• **GIVEN PROBLEM**
Starting at the first line of the listing below, repeat each line up to and including the one containing "ctx.setLineDash([]);". Leave out pictures.

• **PROVIDED DATA**
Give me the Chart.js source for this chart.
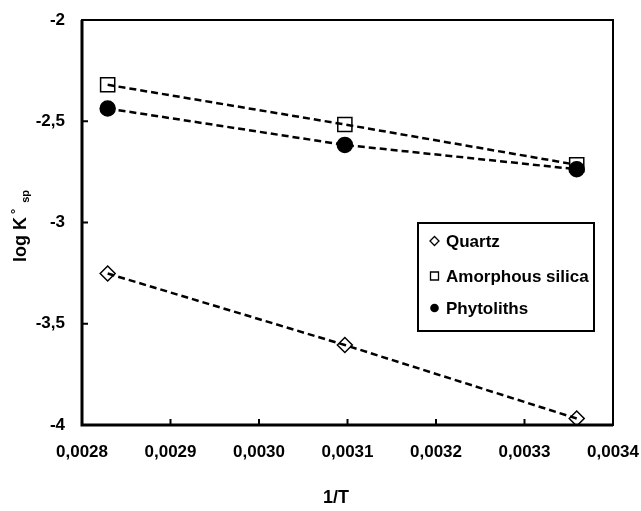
<!DOCTYPE html>
<html>
<head>
<meta charset="utf-8">
<script src="https://cdn.jsdelivr.net/npm/chart.js@4.4.0/dist/chart.umd.min.js"></script>
<style>
  body { margin: 0; background: #fff; }
  #wrap { width: 641px; height: 511px; }
</style>
</head>
<body>
<div id="wrap"><canvas id="chart" width="641" height="511"></canvas></div>
<script>
// 1/T values (K^-1) and log K°sp for each material
const invT = [0.002829, 0.003097, 0.003359];
const quartz = [-3.252, -3.605, -3.968];
const amorphousSilica = [-2.32, -2.516, -2.715];
const phytoliths = [-2.437, -2.617, -2.737];

const xTicks = { min: 0.0028, max: 0.0034, step: 0.0001 };
const yTicks = { min: -4, max: -2, step: 0.5 };

const FONT = "'Liberation Sans', Arial, sans-serif";

function toPoints(values) {
  return invT.map((x, i) => ({ x: x, y: values[i] }));
}

function makeSet(label, values, style, radius, fill) {
  return {
    label: label,
    data: toPoints(values),
    showLine: true,
    borderColor: '#000',
    borderWidth: 2.5,
    borderDash: [7, 4],
    pointStyle: style,
    pointRadius: radius,
    pointHoverRadius: radius,
    pointBorderColor: '#000',
    pointBorderWidth: 1.5,
    pointBackgroundColor: fill,
    fill: false
  };
}

// borders, inward tick marks, axis titles and the legend box
const decorations = {
  id: 'decorations',
  afterDraw(chart) {
    const ctx = chart.ctx;
    const a = chart.chartArea;
    const xs = chart.scales.x, ys = chart.scales.y;
    ctx.save();
    ctx.strokeStyle = '#000';
    ctx.setLineDash([]);

    ctx.lineWidth = 2;
    ctx.strokeRect(a.left, a.top, a.right - a.left, a.bottom - a.top);
    ctx.lineWidth = 3;
    ctx.beginPath();
    ctx.moveTo(a.left, a.top);
    ctx.lineTo(a.left, a.bottom);
    ctx.lineTo(a.right, a.bottom);
    ctx.stroke();

    ctx.lineWidth = 2;
    ctx.beginPath();
    xs.ticks.forEach(t => {
      const px = xs.getPixelForValue(t.value);
      ctx.moveTo(px, a.bottom);
      ctx.lineTo(px, a.bottom - 6);
    });
    ys.ticks.forEach(t => {
      const py = ys.getPixelForValue(t.value);
      ctx.moveTo(a.left, py);
      ctx.lineTo(a.left + 6, py);
    });
    ctx.stroke();

    // x title
    ctx.fillStyle = '#000';
    ctx.font = 'bold 18px ' + FONT;
    ctx.textAlign = 'center';
    ctx.textBaseline = 'alphabetic';
    ctx.fillText('1/T', 336, 503);

    // y title: log K°sp
    ctx.save();
    ctx.translate(26, 226);
    ctx.rotate(-Math.PI / 2);
    ctx.textAlign = 'left';
    const f1 = 'bold 18px ' + FONT, f2 = 'bold 13px ' + FONT, f3 = 'bold 11px ' + FONT;
    ctx.font = f1; const w1 = ctx.measureText('log K').width;
    ctx.font = f2; const w2 = ctx.measureText('°').width;
    ctx.font = f3; const w3 = ctx.measureText('sp').width;
    const total = w1 + 3 + w2 + 6 + w3;
    let cx = -total / 2;
    ctx.font = f1; ctx.fillText('log K', cx, 0); cx += w1 + 3;
    ctx.font = f2; ctx.fillText('°', cx, -6); cx += w2 + 6;
    ctx.font = f3; ctx.fillText('sp', cx, 3);
    ctx.restore();

    // legend
    ctx.lineWidth = 2;
    ctx.strokeRect(418, 223, 176, 108);
    const rows = [241, 276, 308];
    chart.data.datasets.forEach((ds, i) => {
      const y = rows[i], x = 434.5;
      ctx.lineWidth = 1.3;
      ctx.beginPath();
      if (ds.pointStyle === 'rectRot') {
        ctx.moveTo(x - 4.5, y); ctx.lineTo(x, y - 4.5);
        ctx.lineTo(x + 4.5, y); ctx.lineTo(x, y + 4.5);
        ctx.closePath(); ctx.stroke();
      } else if (ds.pointStyle === 'rect') {
        ctx.rect(x - 4, y - 4, 8, 8); ctx.stroke();
      } else {
        ctx.arc(x, y, 4.3, 0, Math.PI * 2); ctx.fill();
      }
      ctx.font = 'bold 17px ' + FONT;
      ctx.textAlign = 'left';
      ctx.fillText(ds.label, 446, y + 6);
    });
    ctx.restore();
  }
};

new Chart(document.getElementById('chart'), {
  type: 'scatter',
  data: {
    datasets: [
      makeSet('Quartz', quartz, 'rectRot', 7.5, 'rgba(0,0,0,0)'),
      makeSet('Amorphous silica', amorphousSilica, 'rect', 10, 'rgba(0,0,0,0)'),
      makeSet('Phytoliths', phytoliths, 'circle', 7.5, '#000')
    ]
  },
  options: {
    responsive: false,
    animation: false,
    layout: { padding: { top: 20, right: 28, left: 0, bottom: 0 } },
    plugins: { legend: { display: false }, tooltip: { enabled: false } },
    scales: {
      x: {
        type: 'linear',
        min: xTicks.min,
        max: xTicks.max,
        afterFit: s => { s.height = 86; s.paddingLeft = 0; s.paddingRight = 0; },
        border: { display: false },
        grid: { display: false, drawTicks: false },
        ticks: {
          stepSize: xTicks.step,
          padding: 17,
          color: '#000',
          font: { family: FONT, size: 17, weight: 'bold' },
          callback: v => v.toFixed(4).replace('.', ',')
        }
      },
      y: {
        type: 'linear',
        min: yTicks.min,
        max: yTicks.max,
        afterFit: s => { s.width = 82; s.paddingTop = 0; s.paddingBottom = 0; },
        border: { display: false },
        grid: { display: false, drawTicks: false },
        ticks: {
          stepSize: yTicks.step,
          padding: 17,
          color: '#000',
          font: { family: FONT, size: 17, weight: 'bold' },
          callback: v => String(v).replace('.', ',')
        }
      }
    }
  },
  plugins: [decorations]
});
</script>
</body>
</html>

• **RESULT BELOW**
Give me the Chart.js source for this chart.
<!DOCTYPE html>
<html>
<head>
<meta charset="utf-8">
<script src="https://cdn.jsdelivr.net/npm/chart.js@4.4.0/dist/chart.umd.min.js"></script>
<style>
  body { margin: 0; background: #fff; }
  #wrap { width: 641px; height: 511px; }
</style>
</head>
<body>
<div id="wrap"><canvas id="chart" width="641" height="511"></canvas></div>
<script>
// 1/T values (K^-1) and log K°sp for each material
const invT = [0.002829, 0.003097, 0.003359];
const quartz = [-3.252, -3.605, -3.968];
const amorphousSilica = [-2.32, -2.516, -2.715];
const phytoliths = [-2.437, -2.617, -2.737];

const xTicks = { min: 0.0028, max: 0.0034, step: 0.0001 };
const yTicks = { min: -4, max: -2, step: 0.5 };

const FONT = "'Liberation Sans', Arial, sans-serif";

function toPoints(values) {
  return invT.map((x, i) => ({ x: x, y: values[i] }));
}

function makeSet(label, values, style, radius, fill) {
  return {
    label: label,
    data: toPoints(values),
    showLine: true,
    borderColor: '#000',
    borderWidth: 2.5,
    borderDash: [7, 4],
    pointStyle: style,
    pointRadius: radius,
    pointHoverRadius: radius,
    pointBorderColor: '#000',
    pointBorderWidth: 1.5,
    pointBackgroundColor: fill,
    fill: false
  };
}

// borders, inward tick marks, axis titles and the legend box
const decorations = {
  id: 'decorations',
  afterDraw(chart) {
    const ctx = chart.ctx;
    const a = chart.chartArea;
    const xs = chart.scales.x, ys = chart.scales.y;
    ctx.save();
    ctx.strokeStyle = '#000';
    ctx.setLineDash([]);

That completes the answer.